The tumultuous tapestry of Jobs’life continued to be woven in the looms of destiny, for, after high school in 1972, he enrolled at Reed College, Oregon, but dropped out after only one semester in pursuit of a dream that would take him to the very top of the sector he chose to operate in.

Blue-chip, five star dropouts

In dropping out of school, he was only fulfilling a destiny seemingly shared by some of America’s tech leviathans. Recall that Bill Gates of Microsoft was at Harvard studying mathematics and law, after which he took a leave of absence to pursue his dream.

He never returned to Harvard, but instead worked and grew to become the best known-name in the software world, and amassed a fortune that has kept him in the top tier of the world’s rich list for years now. As at now, Bill Gates is world’s second richest man with a net worth of $56 billion, but financial experts say his second position is because of his love for philanthropy which cost a lot.

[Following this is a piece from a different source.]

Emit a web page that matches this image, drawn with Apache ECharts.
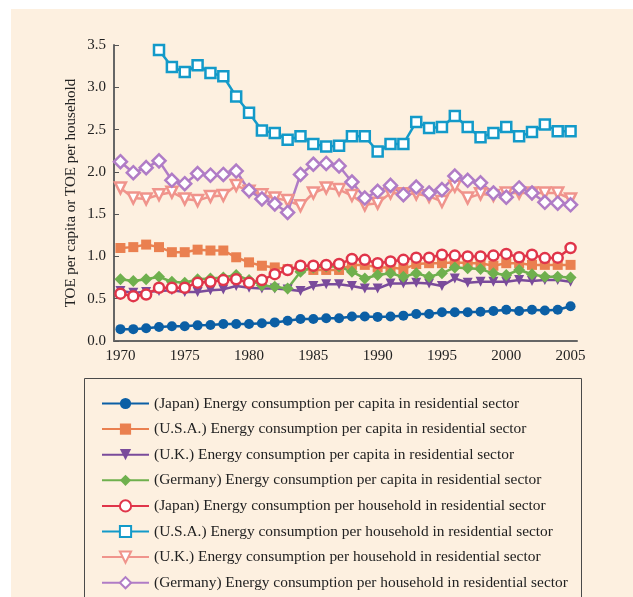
<!DOCTYPE html>
<html>
<head>
<meta charset="utf-8">
<script src="https://cdn.jsdelivr.net/npm/echarts@6/dist/echarts.min.js"></script>
<style>
  html, body { margin: 0; padding: 0; background: #fff; }
  #chart { width: 633px; height: 597px; }
</style>
</head>
<body>
<div id="chart"></div>
<script>
// 年份（类目轴）
const years = [1970, 1971, 1972, 1973, 1974, 1975, 1976, 1977, 1978, 1979,
  1980, 1981, 1982, 1983, 1984, 1985, 1986, 1987, 1988, 1989,
  1990, 1991, 1992, 1993, 1994, 1995, 1996, 1997, 1998, 1999,
  2000, 2001, 2002, 2003, 2004, 2005];

// 人均
const japanCapita = [0.14, 0.14, 0.15, 0.165, 0.175, 0.175, 0.185, 0.19, 0.2, 0.2,
  0.2, 0.21, 0.22, 0.24, 0.26, 0.26, 0.27, 0.27, 0.29, 0.29,
  0.285, 0.29, 0.30, 0.32, 0.32, 0.34, 0.34, 0.34, 0.345, 0.355,
  0.37, 0.355, 0.37, 0.36, 0.37, 0.41];
const usaCapita = [1.10, 1.11, 1.14, 1.11, 1.05, 1.05, 1.08, 1.07, 1.07, 0.99,
  0.93, 0.89, 0.87, 0.85, 0.86, 0.84, 0.84, 0.84, 0.90, 0.90,
  0.87, 0.87, 0.85, 0.91, 0.92, 0.92, 0.93, 0.92, 0.92, 0.89,
  0.92, 0.92, 0.90, 0.90, 0.90, 0.90];
const ukCapita = [0.59, 0.57, 0.58, 0.59, 0.60, 0.58, 0.58, 0.60, 0.61, 0.65,
  0.63, 0.62, 0.62, 0.61, 0.59, 0.65, 0.67, 0.67, 0.65, 0.62,
  0.62, 0.68, 0.68, 0.69, 0.68, 0.65, 0.74, 0.69, 0.70, 0.70,
  0.70, 0.72, 0.71, 0.72, 0.72, 0.70];
const germanyCapita = [0.73, 0.71, 0.73, 0.76, 0.70, 0.69, 0.73, 0.74, 0.75, 0.78,
  0.72, 0.66, 0.64, 0.62, 0.82, 0.87, 0.88, 0.88, 0.82, 0.74,
  0.78, 0.80, 0.76, 0.80, 0.76, 0.80, 0.87, 0.86, 0.85, 0.80,
  0.78, 0.84, 0.79, 0.76, 0.76, 0.75];

// 每户
const japanHousehold = [0.56, 0.53, 0.55, 0.63, 0.63, 0.63, 0.69, 0.70, 0.72, 0.73,
  0.69, 0.72, 0.79, 0.84, 0.89, 0.89, 0.90, 0.91, 0.97, 0.96,
  0.92, 0.94, 0.96, 0.985, 0.985, 1.02, 1.01, 1.00, 1.00, 1.01,
  1.03, 0.99, 1.02, 0.98, 0.985, 1.10];
const usaHousehold = [null, null, null, 3.44, 3.24, 3.18, 3.26, 3.17, 3.13, 2.89,
  2.70, 2.49, 2.46, 2.38, 2.42, 2.33, 2.30, 2.31, 2.42, 2.42,
  2.24, 2.33, 2.33, 2.59, 2.52, 2.53, 2.66, 2.53, 2.41, 2.46,
  2.53, 2.42, 2.47, 2.56, 2.48, 2.48];
const ukHousehold = [1.81, 1.69, 1.68, 1.73, 1.76, 1.68, 1.66, 1.71, 1.72, 1.84,
  1.77, 1.73, 1.69, 1.66, 1.60, 1.75, 1.81, 1.79, 1.72, 1.61,
  1.63, 1.75, 1.74, 1.74, 1.71, 1.65, 1.83, 1.69, 1.74, 1.72,
  1.75, 1.75, 1.75, 1.75, 1.75, 1.68];
const germanyHousehold = [2.12, 1.99, 2.05, 2.13, 1.90, 1.86, 1.98, 1.96, 1.97, 2.01,
  1.78, 1.68, 1.62, 1.52, 1.97, 2.09, 2.10, 2.07, 1.88, 1.69,
  1.77, 1.84, 1.73, 1.82, 1.75, 1.79, 1.95, 1.90, 1.87, 1.75,
  1.70, 1.81, 1.75, 1.64, 1.63, 1.61];

const seriesNames = [
  '(Japan) Energy consumption per capita in residential sector',
  '(U.S.A.) Energy consumption per capita in residential sector',
  '(U.K.) Energy consumption per capita in residential sector',
  '(Germany) Energy consumption per capita in residential sector',
  '(Japan) Energy consumption per household in residential sector',
  '(U.S.A.) Energy consumption per household in residential sector',
  '(U.K.) Energy consumption per household in residential sector',
  '(Germany) Energy consumption per household in residential sector'
];

const FONT = '"Liberation Serif", "DejaVu Serif", serif';

// 实心标记
function solidLine(name, data, color, symbol, size, rotate) {
  return {
    name: name,
    type: 'line',
    data: data,
    symbol: symbol,
    symbolSize: size,
    symbolRotate: rotate || 0,
    showAllSymbol: true,
    lineStyle: { color: color, width: 2.5 },
    itemStyle: { color: color, borderWidth: 0 },
    emphasis: { disabled: true }
  };
}
// 空心标记
function hollowLine(name, data, color, symbol, size, rotate) {
  return {
    name: name,
    type: 'line',
    data: data,
    symbol: symbol,
    symbolSize: size,
    symbolRotate: rotate || 0,
    showAllSymbol: true,
    connectNulls: false,
    lineStyle: { color: color, width: 2.5 },
    itemStyle: { color: '#fff', borderColor: color, borderWidth: 2.5 },
    emphasis: { disabled: true }
  };
}

const chart = echarts.init(document.getElementById('chart'), null, { renderer: 'canvas' });

const option = {
  animation: false,
  backgroundColor: '#fff',
  textStyle: { fontFamily: FONT },
  graphic: [
    {
      type: 'rect', z: -10, silent: true,
      shape: { x: 11, y: 9, width: 630, height: 600 },
      style: { fill: '#fdf0e0' }
    },
    {
      type: 'rect', z: -5, silent: true,
      shape: { x: 84.5, y: 378.5, width: 497, height: 240 },
      style: { fill: 'transparent', stroke: '#4a4a4a', lineWidth: 1 }
    }
  ],
  grid: { left: 114, right: 56, top: 45, bottom: 256, containLabel: false },
  legend: {
    orient: 'vertical',
    left: 101,
    top: 396,
    height: 201,
    padding: 0,
    itemWidth: 47,
    itemHeight: 14,
    itemGap: 10.6,
    itemStyle: { borderWidth: 2 },
    textStyle: { fontFamily: FONT, fontSize: 15.4, color: '#222' },
    data: seriesNames
  },
  xAxis: {
    type: 'category',
    data: years,
    boundaryGap: true,
    axisLine: { lineStyle: { color: '#666', width: 2 } },
    axisTick: { inside: true, length: 5, interval: 0, lineStyle: { color: '#555' } },
    axisLabel: { interval: 4, fontFamily: FONT, fontSize: 15, color: '#222', margin: 8 },
    splitLine: { show: false }
  },
  yAxis: {
    type: 'value',
    min: 0,
    max: 3.5,
    interval: 0.5,
    name: 'TOE per capita or TOE per household',
    nameLocation: 'middle',
    nameGap: 35,
    nameMoveOverlap: false,
    nameTextStyle: { fontFamily: FONT, fontSize: 15, color: '#222' },
    axisLine: { show: true, lineStyle: { color: '#666', width: 2 } },
    axisTick: { show: true, inside: true, length: 5, lineStyle: { color: '#555' } },
    axisLabel: {
      fontFamily: FONT, fontSize: 15, color: '#222', margin: 8,
      formatter: function (v) { return v.toFixed(1); }
    },
    splitLine: { show: false }
  },
  series: [
    solidLine(seriesNames[0], japanCapita, '#0b5fa5', 'circle', 10),
    solidLine(seriesNames[1], usaCapita, '#ea8050', 'rect', 10),
    solidLine(seriesNames[2], ukCapita, '#7a4b9b', 'triangle', 10, 180),
    solidLine(seriesNames[3], germanyCapita, '#6fb04e', 'diamond', 12),
    hollowLine(seriesNames[4], japanHousehold, '#e0354a', 'circle', 10),
    hollowLine(seriesNames[5], usaHousehold, '#139ac9', 'rect', 10),
    hollowLine(seriesNames[6], ukHousehold, '#f0948c', 'triangle', 11, 180),
    hollowLine(seriesNames[7], germanyHousehold, '#b07cc6', 'diamond', 13)
  ]
};

chart.setOption(option);
</script>
</body>
</html>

Similarly, Michael Saul Dell, of Dell Computers. Here was a pre-med student at Austin who abandoned his studies to sell PCs, at age 19, and about a decade later, had become the youngest CEO of a Fortune 500 company.

The lessons

Herein are some of the lessons to be learnt from the life and times of Steven Paul Jobs. A child whose parents did not want became the brightest star that family could ever have produced, and if not for Steve Jobs’ worldwide popularity as tech wizard, nobody would also know anything about a Syrian political scientist called Jandali. More than that, not all droputs are ne’er-do-wells, as Jobs, Bill Gates and Dell have shown. To today’s youths however, be sure you know what you are dropping out for; never lose sight of the dream until it is achieved.